Quote the whole listing verbatim.
** START Material provided **
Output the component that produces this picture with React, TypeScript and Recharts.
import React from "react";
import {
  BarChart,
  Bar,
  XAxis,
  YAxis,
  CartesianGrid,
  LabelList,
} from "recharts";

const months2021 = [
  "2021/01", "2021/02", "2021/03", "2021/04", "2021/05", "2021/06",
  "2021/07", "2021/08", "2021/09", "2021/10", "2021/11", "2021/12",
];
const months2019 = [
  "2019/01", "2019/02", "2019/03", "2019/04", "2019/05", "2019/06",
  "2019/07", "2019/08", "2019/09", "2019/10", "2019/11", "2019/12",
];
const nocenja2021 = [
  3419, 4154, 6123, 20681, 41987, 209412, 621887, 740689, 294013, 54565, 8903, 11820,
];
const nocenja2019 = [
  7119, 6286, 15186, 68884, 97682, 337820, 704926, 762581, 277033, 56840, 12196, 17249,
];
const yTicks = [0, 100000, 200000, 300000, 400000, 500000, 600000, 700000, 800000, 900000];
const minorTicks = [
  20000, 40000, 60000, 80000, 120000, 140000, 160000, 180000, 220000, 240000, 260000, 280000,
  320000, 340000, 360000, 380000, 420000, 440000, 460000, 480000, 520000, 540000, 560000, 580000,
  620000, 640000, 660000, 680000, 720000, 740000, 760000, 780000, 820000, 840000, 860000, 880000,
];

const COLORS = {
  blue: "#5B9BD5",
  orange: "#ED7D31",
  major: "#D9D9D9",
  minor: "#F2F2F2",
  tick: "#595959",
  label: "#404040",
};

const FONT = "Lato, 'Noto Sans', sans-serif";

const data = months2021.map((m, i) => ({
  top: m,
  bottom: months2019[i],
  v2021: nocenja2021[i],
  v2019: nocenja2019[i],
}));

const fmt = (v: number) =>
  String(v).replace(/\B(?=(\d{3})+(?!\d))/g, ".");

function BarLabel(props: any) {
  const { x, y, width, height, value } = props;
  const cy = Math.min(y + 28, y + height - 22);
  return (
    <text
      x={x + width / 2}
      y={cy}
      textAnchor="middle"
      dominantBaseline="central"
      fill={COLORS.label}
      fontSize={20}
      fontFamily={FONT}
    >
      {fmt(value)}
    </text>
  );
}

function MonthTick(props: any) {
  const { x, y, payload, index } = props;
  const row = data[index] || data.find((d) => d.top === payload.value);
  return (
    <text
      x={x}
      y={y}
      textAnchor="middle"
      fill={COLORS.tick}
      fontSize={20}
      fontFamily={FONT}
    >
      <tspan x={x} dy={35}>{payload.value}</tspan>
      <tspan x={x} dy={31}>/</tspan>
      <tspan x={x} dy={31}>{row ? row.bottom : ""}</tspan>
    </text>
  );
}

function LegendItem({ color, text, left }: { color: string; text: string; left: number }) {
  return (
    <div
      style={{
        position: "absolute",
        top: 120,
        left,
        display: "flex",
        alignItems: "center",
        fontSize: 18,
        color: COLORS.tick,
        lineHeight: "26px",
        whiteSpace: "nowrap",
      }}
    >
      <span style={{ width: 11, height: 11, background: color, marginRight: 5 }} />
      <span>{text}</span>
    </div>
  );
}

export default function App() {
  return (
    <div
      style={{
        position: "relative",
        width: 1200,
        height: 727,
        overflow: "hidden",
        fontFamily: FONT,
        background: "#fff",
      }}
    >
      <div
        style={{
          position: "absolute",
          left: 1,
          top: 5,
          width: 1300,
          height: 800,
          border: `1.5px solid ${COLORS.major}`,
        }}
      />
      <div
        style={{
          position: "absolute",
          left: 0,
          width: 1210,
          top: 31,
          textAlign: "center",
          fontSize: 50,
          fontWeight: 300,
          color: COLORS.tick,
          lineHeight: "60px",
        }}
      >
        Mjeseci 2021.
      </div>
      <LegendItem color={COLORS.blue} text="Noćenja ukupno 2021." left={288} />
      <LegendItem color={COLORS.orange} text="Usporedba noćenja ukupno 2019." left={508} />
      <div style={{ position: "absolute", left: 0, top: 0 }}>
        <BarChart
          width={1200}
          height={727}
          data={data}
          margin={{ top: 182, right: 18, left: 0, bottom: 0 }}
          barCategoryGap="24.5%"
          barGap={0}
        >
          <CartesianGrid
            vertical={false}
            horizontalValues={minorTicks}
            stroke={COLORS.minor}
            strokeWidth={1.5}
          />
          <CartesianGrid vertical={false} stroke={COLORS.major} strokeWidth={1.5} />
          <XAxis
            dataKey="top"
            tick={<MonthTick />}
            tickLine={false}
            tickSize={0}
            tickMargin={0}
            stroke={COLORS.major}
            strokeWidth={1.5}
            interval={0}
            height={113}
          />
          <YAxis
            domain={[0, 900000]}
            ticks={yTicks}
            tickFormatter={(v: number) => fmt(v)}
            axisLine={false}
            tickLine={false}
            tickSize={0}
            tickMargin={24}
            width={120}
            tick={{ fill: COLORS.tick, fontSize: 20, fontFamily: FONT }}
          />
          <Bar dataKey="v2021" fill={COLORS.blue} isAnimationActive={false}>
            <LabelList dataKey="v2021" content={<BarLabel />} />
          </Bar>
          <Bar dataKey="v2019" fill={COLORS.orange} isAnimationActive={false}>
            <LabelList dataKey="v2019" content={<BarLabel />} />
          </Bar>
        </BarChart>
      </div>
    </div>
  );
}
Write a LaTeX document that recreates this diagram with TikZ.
** END Material provided **
> [Task answer]:
Output the component that produces this picture with React, TypeScript and Recharts.
import React from "react";
import {
  BarChart,
  Bar,
  XAxis,
  YAxis,
  CartesianGrid,
  LabelList,
} from "recharts";

const months2021 = [
  "2021/01", "2021/02", "2021/03", "2021/04", "2021/05", "2021/06",
  "2021/07", "2021/08", "2021/09", "2021/10", "2021/11", "2021/12",
];
const months2019 = [
  "2019/01", "2019/02", "2019/03", "2019/04", "2019/05", "2019/06",
  "2019/07", "2019/08", "2019/09", "2019/10", "2019/11", "2019/12",
];
const nocenja2021 = [
  3419, 4154, 6123, 20681, 41987, 209412, 621887, 740689, 294013, 54565, 8903, 11820,
];
const nocenja2019 = [
  7119, 6286, 15186, 68884, 97682, 337820, 704926, 762581, 277033, 56840, 12196, 17249,
];
const yTicks = [0, 100000, 200000, 300000, 400000, 500000, 600000, 700000, 800000, 900000];
const minorTicks = [
  20000, 40000, 60000, 80000, 120000, 140000, 160000, 180000, 220000, 240000, 260000, 280000,
  320000, 340000, 360000, 380000, 420000, 440000, 460000, 480000, 520000, 540000, 560000, 580000,
  620000, 640000, 660000, 680000, 720000, 740000, 760000, 780000, 820000, 840000, 860000, 880000,
];

const COLORS = {
  blue: "#5B9BD5",
  orange: "#ED7D31",
  major: "#D9D9D9",
  minor: "#F2F2F2",
  tick: "#595959",
  label: "#404040",
};

const FONT = "Lato, 'Noto Sans', sans-serif";

const data = months2021.map((m, i) => ({
  top: m,
  bottom: months2019[i],
  v2021: nocenja2021[i],
  v2019: nocenja2019[i],
}));

const fmt = (v: number) =>
  String(v).replace(/\B(?=(\d{3})+(?!\d))/g, ".");

function BarLabel(props: any) {
  const { x, y, width, height, value } = props;
  const cy = Math.min(y + 28, y + height - 22);
  return (
    <text
      x={x + width / 2}
      y={cy}
      textAnchor="middle"
      dominantBaseline="central"
      fill={COLORS.label}
      fontSize={20}
      fontFamily={FONT}
    >
      {fmt(value)}
    </text>
  );
}

function MonthTick(props: any) {
  const { x, y, payload, index } = props;
  const row = data[index] || data.find((d) => d.top === payload.value);
  return (
    <text
      x={x}
      y={y}
      textAnchor="middle"
      fill={COLORS.tick}
      fontSize={20}
      fontFamily={FONT}
    >
      <tspan x={x} dy={35}>{payload.value}</tspan>
      <tspan x={x} dy={31}>/</tspan>
      <tspan x={x} dy={31}>{row ? row.bottom : ""}</tspan>
    </text>
  );
}

function LegendItem({ color, text, left }: { color: string; text: string; left: number }) {
  return (
    <div
      style={{
        position: "absolute",
        top: 120,
        left,
        display: "flex",
        alignItems: "center",
        fontSize: 18,
        color: COLORS.tick,
        lineHeight: "26px",
        whiteSpace: "nowrap",
      }}
    >
      <span style={{ width: 11, height: 11, background: color, marginRight: 5 }} />
      <span>{text}</span>
    </div>
  );
}

export default function App() {
  return (
    <div
      style={{
        position: "relative",
        width: 1200,
        height: 727,
        overflow: "hidden",
        fontFamily: FONT,
        background: "#fff",
      }}
    >
      <div
        style={{
          position: "absolute",
          left: 1,
          top: 5,
          width: 1300,
          height: 800,
          border: `1.5px solid ${COLORS.major}`,
        }}
      />
      <div
        style={{
          position: "absolute",
          left: 0,
          width: 1210,
          top: 31,
          textAlign: "center",
          fontSize: 50,
          fontWeight: 300,
          color: COLORS.tick,
          lineHeight: "60px",
        }}
      >
        Mjeseci 2021.
      </div>
      <LegendItem color={COLORS.blue} text="Noćenja ukupno 2021." left={288} />
      <LegendItem color={COLORS.orange} text="Usporedba noćenja ukupno 2019." left={508} />
      <div style={{ position: "absolute", left: 0, top: 0 }}>
        <BarChart
          width={1200}
          height={727}
          data={data}
          margin={{ top: 182, right: 18, left: 0, bottom: 0 }}
          barCategoryGap="24.5%"
          barGap={0}
        >
          <CartesianGrid
            vertical={false}
            horizontalValues={minorTicks}
            stroke={COLORS.minor}
            strokeWidth={1.5}
          />
          <CartesianGrid vertical={false} stroke={COLORS.major} strokeWidth={1.5} />
          <XAxis
            dataKey="top"
            tick={<MonthTick />}
            tickLine={false}
            tickSize={0}
            tickMargin={0}
            stroke={COLORS.major}
            strokeWidth={1.5}
            interval={0}
            height={113}
          />
          <YAxis
            domain={[0, 900000]}
            ticks={yTicks}
            tickFormatter={(v: number) => fmt(v)}
            axisLine={false}
            tickLine={false}
            tickSize={0}
            tickMargin={24}
            width={120}
            tick={{ fill: COLORS.tick, fontSize: 20, fontFamily: FONT }}
          />
          <Bar dataKey="v2021" fill={COLORS.blue} isAnimationActive={false}>
            <LabelList dataKey="v2021" content={<BarLabel />} />
          </Bar>
          <Bar dataKey="v2019" fill={COLORS.orange} isAnimationActive={false}>
            <LabelList dataKey="v2019" content={<BarLabel />} />
          </Bar>
        </BarChart>
      </div>
    </div>
  );
}
Write a LaTeX document that recreates this diagram with TikZ.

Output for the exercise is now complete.